Boston “Summer’s Gone” Tour Report
Walking home past the Museum of Natural History tonight, a few fallen leaves blew down the sidewalk in the crisp autumn breeze, and I finally felt it for real. That’s it. It’s over. Summer’s gone.
It wasn’t gone when I kicked off my tour at the Mercury here in New York City. The air was still warm and humid, despite the calendar. And it wasn’t gone as I drove through the deep green kudzu of the South. But as we crept further and further North, the leaves began to change, the air turned colder, and as each successive city and show fell away behind me, it all began to come to a close.
“Summer’s Gone” has been more than a song and a remix EP. Autumn has always been the saddest season for me, as long as I can remember. Maybe it’s because my birthday is on Labor Day, or the whole back-to-school thing, or just the diminishing sunlight. As this whole process has evolved — from writing the song in August of 2000 to recording it for the LP to the remixes and the tour — it’s become some sort of passage, some sort of closure: growing up, getting over, moving on.
On the back of “Crash Site,” the CD the song in question first appeared, there’s a blurry plane — crashing, or crash landing, it always seemed to me — on the front, and an empty field of runway lights on the back. On the “Summer’s Gone” EP, there’s a plane landing on that same field of runway lights. And that’s what tonight feels like. I’ve landed. I’m “back down to earth,” though I’m not quite sure where I’ve arrived, in what state, which time zone.
The last date of the six city tour was Saturday in Boston at the Kendall Cafe. My brother and his friend Mark drove me, rain and traffic all the way. The show was somber, maybe, though I talked and gave context between songs. I felt a little out of place in a town where I’ve spent so much time (I recorded “Out of Your Head” there in 1996). Many of my friends have moved, if not out of the state, at least into the suburbs to marry, and have kids.
So this time, I felt slightly alien, slightly alone. Sure, many great friends came out and sang along. I sang everything to them, for them. We had a great time after the show stumbling down Mass. Ave. into a late night pizza joint for hot subs and slices. This morning, I ran along the Charles in a gray drizzle, then blew all of my earnings on CDs (R.E.M. singles, The Samples “No Room,” James Taylor’s “Sweet Baby James”) at Newbury Comics. Then it was back to the Mass. Pike, I-84, and back home through the rain to New York City.

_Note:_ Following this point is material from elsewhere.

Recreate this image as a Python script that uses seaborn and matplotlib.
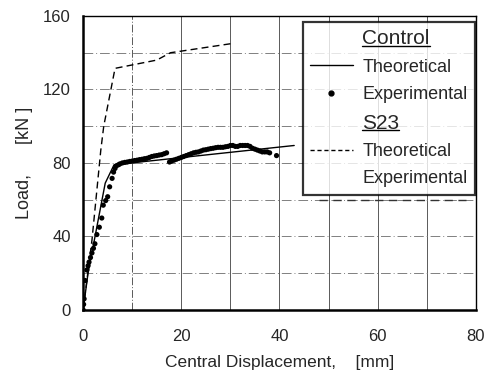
import numpy as np
import pandas as pd
import seaborn as sns
import matplotlib
matplotlib.use("Agg")
import matplotlib.pyplot as plt
from matplotlib.lines import Line2D

# datos
ctrl_theo_x = [0, 1.0, 4.5, 6.3, 43]
ctrl_theo_y = [0, 20, 69, 79, 89.5]

s23_theo_x = [0, 1.8, 3.6, 4.2, 6.5, 15, 17.8, 30.3]
s23_theo_y = [0, 38, 87, 100, 131.5, 136, 140, 145]

ctrl_exp_x = [0, 0.1, 0.2, 0.4, 0.75, 1.0, 1.2, 1.5, 1.8, 2.1, 2.4, 2.8, 3.3, 3.8, 4.1, 4.6,
              5.0, 5.4, 5.9, 6.2, 6.5, 6.8, 7.2, 7.5, 8, 8.5, 9, 9.5, 10, 10.5, 11, 11.5,
              12, 12.5, 13, 13.5, 14, 14.5, 15, 15.5, 16, 16.5, 17,
              17.6, 18, 18.5, 19, 19.5, 20, 20.5, 21, 21.5, 22, 22.5, 23, 23.5, 24, 24.5,
              25, 25.5, 26, 26.5, 27, 27.5, 28, 28.5, 29, 29.5, 30, 30.5, 31, 31.5, 32,
              32.5, 33, 33.5, 34, 34.5, 35, 35.5, 36, 36.5, 37, 37.5, 38.0, 39.4]
ctrl_exp_y = [0, 3, 6, 16, 21.7, 24, 26, 28.5, 31, 33.5, 36, 41, 45, 50, 57, 59.5,
              61.6, 67, 71.6, 75, 77, 78.5, 79, 79.5, 80, 80.3, 80.5, 80.8, 81, 81.3, 81.5, 81.8,
              82, 82.3, 82.5, 83, 83.5, 83.8, 84, 84.3, 84.5, 85, 85.5,
              80.5, 81, 81.5, 82, 82.5, 83, 83.5, 84, 84.5, 85, 85.5, 85.8, 86, 86.5, 87,
              87.2, 87.5, 87.8, 88, 88.3, 88.5, 88.5, 88.5, 88.8, 89, 89.5, 89.5, 89, 89, 89.5,
              89.5, 89.5, 89.5, 89, 88, 87.5, 87, 86.5, 86, 86, 86, 85.5, 84]

x_ticks = [0, 20, 40, 60, 80]
y_ticks = [0, 40, 80, 120, 160]

sns.set_style("white")
plt.rcParams["font.family"] = ["Liberation Sans", "DejaVu Sans"]

fig = plt.figure(figsize=(4.89, 3.72), dpi=100)
ax = fig.add_axes([0.17, 0.167, 0.803, 0.79])

# rejilla
for gx in range(10, 80, 10):
    ax.axvline(gx, color="0.35", lw=0.7, ls=(0, (8, 2, 1, 2)) if gx == 10 else "-", zorder=0)
for gy in range(20, 160, 20):
    ax.axhline(gy, color="0.5", lw=0.7, ls=(0, (10, 3, 1, 3)), zorder=0)
ax.plot([48, 78], [60, 60], color="0.2", lw=1.0, ls=(0, (6, 4)), zorder=0)

sns.lineplot(x=ctrl_theo_x, y=ctrl_theo_y, ax=ax, color="black", lw=1.0, sort=False)
sns.lineplot(x=s23_theo_x, y=s23_theo_y, ax=ax, color="black", lw=1.0, sort=False,
             linestyle=(0, (5, 3)))
sns.scatterplot(x=ctrl_exp_x, y=ctrl_exp_y, ax=ax, color="black", s=14, edgecolor="none")

ax.set_xlim(0, 80)
ax.set_ylim(0, 160)
ax.set_xticks(x_ticks)
ax.set_yticks(y_ticks)
ax.tick_params(axis="both", direction="out", length=5, width=1.2, labelsize=12, color="black")
ax.tick_params(axis="x", pad=9)
ax.tick_params(axis="y", pad=4)
ax.set_xlabel("Central Displacement,    [mm]", fontsize=12.5, labelpad=8)
ax.set_ylabel("Load,      [kN ]", fontsize=13, labelpad=7)

for s in ["left", "bottom"]:
    ax.spines[s].set_linewidth(1.8)
for s in ["top", "right"]:
    ax.spines[s].set_linewidth(1.0)
for s in ax.spines.values():
    s.set_color("black")

blank = Line2D([], [], color="none")
handles = [blank,
           Line2D([], [], color="black", lw=1.0),
           Line2D([], [], color="black", marker="o", ls="none", markersize=3.5),
           blank,
           Line2D([], [], color="black", lw=1.0, ls=(0, (3, 2))),
           blank]
labels = ["Control", "Theoretical", "Experimental", "S23", "Theoretical", "Experimental"]
leg = ax.legend(handles, labels, loc="upper right", bbox_to_anchor=(0.997, 0.98),
                frameon=True, fancybox=False, edgecolor="black", fontsize=13,
                handlelength=2.4, handletextpad=0.5, labelspacing=0.58, borderpad=0.4,
                borderaxespad=0.0)
leg.get_frame().set_linewidth(1.6)
texts = leg.get_texts()
for i in [0, 3]:
    texts[i].set_fontsize(15)

fig.canvas.draw()
renderer = fig.canvas.get_renderer()
inv = fig.transFigure.inverted()
for i in [0, 3]:
    bb = texts[i].get_window_extent(renderer)
    (x0, y0), (x1, y1) = inv.transform([[bb.x0, bb.y0], [bb.x1, bb.y1]])
    fig.add_artist(Line2D([x0, x1], [y0 + 0.006, y0 + 0.006], color="black", lw=1.0,
                          transform=fig.transFigure))

fig.savefig("out.png", dpi=100)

So… I’m not sure what’s next. I have hours of video tape to potentially edit into some travelogue. I have new songs, including one I wrote just tonight called “This Song” (as in “at least I still have this song”). But mostly, I have this tired body, this heavy heart, and this overwhelming sense of uncertainty.
And gratitude. For it may not be turning out quite like I planned or schemed or dreamed, but it’s turning out, it’s developing, and soon enough, maybe, I’ll see this big picture a little more clearly.